Trop longtemps, Shyamalan est resté absent de nos écrans. Trop longtemps, on a oublié qu'on avait affaire à un Grand. Un artisan à la patte singulière ayant le goût du travail soigné, capable de toujours raconter (au moins) deux histoires en une, d'émouvoir tout en terrifiant, de faire réfléchir tout en offrant un divertissement honnête. Un auteur dont on montrera peut-être plus tard les films lors de leçons de cinéma (Ouais. Je l'aime).
Boudé par le public et la critique, montré du doigt, moqué et déjà enterré vivant pour beaucoup, Shyamalan repointe discrètement le bout de son nez sur nos écrans avec un petit film presque sorti de nulle part. Une vague histoire de gamins en vacances à la cambrousse chez leur grands parents aux mœurs inquiétantes. Pas de têtes d'affiches au casting, l'usage douteux de la très en vogue caméra amateure...
La rumeur serait donc vraie ? Shyamalan serait au fond du trou et se prostituerait salement pour tenter de s'en extirper ?
Essayant bassement de racoler les nombreux fans des très rentables Paranormal Activity ?
Mes biens chers frères, permettez moi de vous rassurer: il n'en est rien.
Commençons par le commencement, si vous le voulez bien: ceci n'est pas du "found footage" de bas étages. La vraie-fausse réalisatrice de ce documentaire y a mis du cœur. Elle a soigné sa mise en scène.
Il faudra en effet garder à l'esprit que si Shyamalan a eu recours ici à ce style qu'on pourrait penser racoleur c'est avant tout pour mieux s'effacer au profit du point de vue de sa protagoniste principale et de celui de son sidekick de frère (le jeune comédien australien est la révélation du film), qui tentent de percer les secrets de leur famille et de révéler au grand jour les non dits. De comprendre le monde des adultes, et pas seulement leurs étranges grands parents.

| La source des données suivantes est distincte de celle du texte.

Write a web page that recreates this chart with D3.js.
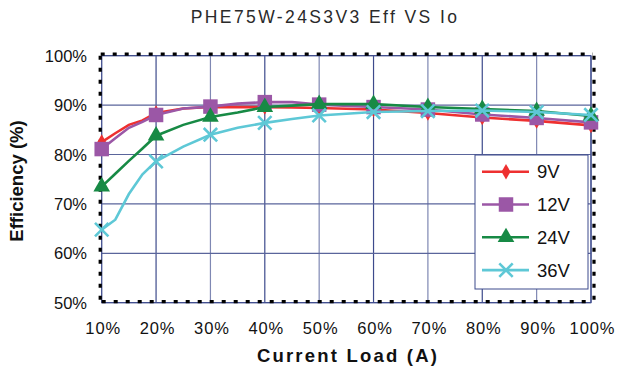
<!DOCTYPE html>
<html>
<head>
<meta charset="utf-8">
<script src="https://cdn.jsdelivr.net/npm/d3@7/dist/d3.min.js"></script>
<style>
  body { margin: 0; background: #fff; }
  svg { font-family: "Liberation Sans", Arial, sans-serif; }
</style>
</head>
<body>
<svg id="chart"></svg>
<script>
// load points (% of rated current) where each curve was measured
var loads = [10, 12.5, 15, 17.5, 20, 25, 30, 35, 40, 45, 50, 60, 70, 80, 90, 100];
var eff9V  = [82.5, 84.3, 86.0, 86.9, 88.4, 89.3, 89.6, 89.6, 89.6, 89.5, 89.4, 89.1, 88.4, 87.5, 86.8, 85.9];
var eff12V = [81.1, 83.3, 85.4, 86.6, 88.0, 89.3, 89.7, 90.3, 90.6, 90.6, 90.1, 89.6, 89.1, 88.1, 87.4, 86.5];
var eff24V = [73.5, 76.1, 78.7, 81.2, 83.8, 86.0, 87.6, 88.5, 89.6, 89.9, 90.2, 90.2, 89.6, 89.2, 88.8, 87.8];
var eff36V = [64.8, 66.8, 72.0, 76.0, 78.6, 81.6, 84.0, 85.4, 86.4, 87.2, 87.9, 88.6, 88.8, 88.9, 88.6, 88.0];
var seriesNames = ["9V", "12V", "24V", "36V"];
var xTicks = [10, 20, 30, 40, 50, 60, 70, 80, 90, 100];
var yTicks = [50, 60, 70, 80, 90, 100];

var W = 619, H = 373;
var pl = 101.7, pr = 591, pt = 55.7, pb = 302.7;

var svg = d3.select('#chart').attr('width', W).attr('height', H);

var x = d3.scaleLinear().domain([10, 100]).range([pl, pr]);
var y = d3.scaleLinear().domain([50, 100]).range([pb, pt]);

var crossType = {
  draw: function(ctx, size) {
    var r = Math.sqrt(size) / 2;
    ctx.moveTo(-r, -r); ctx.lineTo(r, r);
    ctx.moveTo(r, -r); ctx.lineTo(-r, r);
  }
};

var series = [
  { name: seriesNames[0], values: eff9V,  color: '#ee3030', sym: d3.symbolDiamond,  size: 70,  fill: true },
  { name: seriesNames[1], values: eff12V, color: '#9b57a6', sym: d3.symbolSquare,   size: 210, fill: true },
  { name: seriesNames[2], values: eff24V, color: '#178a45', sym: d3.symbolTriangle, size: 120, fill: true },
  { name: seriesNames[3], values: eff36V, color: '#5ec8d6', sym: crossType,         size: 180, fill: false }
];

// title
svg.append('text')
  .attr('x', 325).attr('y', 23)
  .attr('text-anchor', 'middle')
  .attr('font-size', 17.5)
  .attr('letter-spacing', 2.4)
  .attr('fill', '#2a2a2a')
  .text('PHE75W-24S3V3 Eff VS Io');

// grid
svg.append('g').selectAll('line').data(xTicks).enter().append('line')
  .attr('x1', function(d) { return x(d); }).attr('x2', function(d) { return x(d); })
  .attr('y1', pt).attr('y2', pb)
  .attr('stroke', function(d, i) { return i % 2 ? '#3d4a8c' : '#7f88b3'; })
  .attr('stroke-width', 1.2);
svg.append('g').selectAll('line').data(yTicks).enter().append('line')
  .attr('x1', pl).attr('x2', pr)
  .attr('y1', function(d) { return y(d); }).attr('y2', function(d) { return y(d); })
  .attr('stroke', '#5a659b')
  .attr('stroke-width', 1.2);

// plot frame: thin navy box plus dashed black edges
svg.append('rect')
  .attr('x', pl).attr('y', pt).attr('width', pr - pl).attr('height', pb - pt)
  .attr('fill', 'none').attr('stroke', '#3d4a8c').attr('stroke-width', 1);
var dash = svg.append('g').attr('stroke', '#000').attr('stroke-width', 3.2).attr('stroke-dasharray', '4,8');
dash.append('line').attr('x1', pl - 1).attr('x2', pr + 2).attr('y1', pt - 1.5).attr('y2', pt - 1.5);
dash.append('line').attr('x1', pl - 1.5).attr('x2', pl - 1.5).attr('y1', pt).attr('y2', pb);
dash.append('line').attr('x1', pr + 3).attr('x2', pr + 3).attr('y1', pt).attr('y2', pb);
dash.append('line').attr('x1', pl).attr('x2', pr + 2).attr('y1', pb - 1).attr('y2', pb - 1);

// axis labels
svg.append('g').selectAll('text').data(yTicks).enter().append('text')
  .attr('x', 87).attr('y', function(d) { return y(d) + 6; })
  .attr('text-anchor', 'end').attr('font-size', 16.5).attr('fill', '#111')
  .text(function(d) { return d + '%'; });
svg.append('g').selectAll('text').data(xTicks).enter().append('text')
  .attr('x', function(d) { return x(d) + 1.5; }).attr('y', 334)
  .attr('text-anchor', 'middle').attr('font-size', 16.5).attr('fill', '#111')
  .attr('letter-spacing', 0.9)
  .text(function(d) { return d + '%'; });

svg.append('text')
  .attr('x', 348).attr('y', 362)
  .attr('text-anchor', 'middle').attr('font-size', 18.5).attr('font-weight', 'bold')
  .attr('letter-spacing', 2.2).attr('fill', '#111')
  .text('Current Load (A)');
svg.append('text')
  .attr('transform', 'translate(23,181) rotate(-90)')
  .attr('text-anchor', 'middle').attr('font-size', 18.5).attr('font-weight', 'bold')
  .attr('fill', '#111')
  .text('Efficiency (%)');

// curves
var line = d3.line()
  .x(function(d) { return x(d[0]); })
  .y(function(d) { return y(d[1]); });

function markerPath(s) {
  return d3.symbol().type(s.sym).size(s.size)();
}
function styleMarker(sel, s) {
  if (s.fill) sel.attr('fill', s.color).attr('stroke', 'none');
  else sel.attr('fill', 'none').attr('stroke', s.color).attr('stroke-width', 2.6);
}

series.forEach(function(s) {
  var pts = loads.map(function(l, i) { return [l, s.values[i]]; });
  svg.append('path').datum(pts)
    .attr('d', line)
    .attr('fill', 'none')
    .attr('stroke', s.color)
    .attr('stroke-width', 2.6);
  var marks = pts.filter(function(p) { return xTicks.indexOf(p[0]) >= 0; });
  var m = svg.append('g').selectAll('path').data(marks).enter().append('path')
    .attr('transform', function(d) { return 'translate(' + x(d[0]) + ',' + y(d[1]) + ')'; })
    .attr('d', markerPath(s));
  styleMarker(m, s);
});

// legend
var lg = svg.append('g');
lg.append('rect')
  .attr('x', 475).attr('y', 155).attr('width', 113).attr('height', 134)
  .attr('fill', '#fff').attr('stroke', '#3d4a8c').attr('stroke-width', 1);
var rows = lg.selectAll('g').data(series).enter().append('g')
  .attr('transform', function(d, i) { return 'translate(0,' + (171.7 + i * 32.8) + ')'; });
rows.append('line')
  .attr('x1', 482).attr('x2', 529)
  .attr('stroke', function(d) { return d.color; }).attr('stroke-width', 2.6);
rows.each(function(s) {
  var p = d3.select(this).append('path')
    .attr('transform', 'translate(506,0)')
    .attr('d', markerPath(s));
  styleMarker(p, s);
});
rows.append('text')
  .attr('x', 537).attr('y', 6.5)
  .attr('font-size', 18.5).attr('fill', '#111')
  .text(function(d) { return d.name; });
</script>
</body>
</html>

Mais on l'admettra volontiers, si ce procédé est avant tout au service de "l'histoire dans l'histoire" et lui donne une dimension intimiste bienvenue et l'aspect immersif nécessaire, il s'avère surtout redoutablement efficace lors des scènes flippantes, et l'auteur de ces lignes doit vous avouer qu'il n'avait pas autant eu la trouille dans une salle de cinéma depuis bien longtemps (crispé sur le siège, solidement agrippé aux accoudoirs, frôlant un peu plus l'infarctus a chaque nouveau sursaut).
Très drôle (jamais Shyamalan n'avait autant eu recours à l'humour dans ses films), un brin émouvant, mais surtout atrocement angoissant, sournoisement malsain, et fort d'un suspens éprouvant, The Visit est un grand huit émotionnel doublé d'un vrai bon film qui marquera durablement les mémoires et provoquera quelques cauchemars.
The Visit semble avoir tout pour être le twist inattendu de la carrière de Shyamalan, le film qui rappellera aux hommes de peu de foi que ce type est un grand réalisateur qui signe ici - double performance - son film le plus effrayant et le plus divertissant à ce jour.
Vite ! Qu'on lui confie une adaptation d'un roman de Stephen King et qu'on le laisse faire ! On n'ose imaginer ce que ÇA ou Le Talisman pourraient devenir dans les mains du bonhomme, tant il semble doué pour entraîner les enfants dans des univers terrifiants.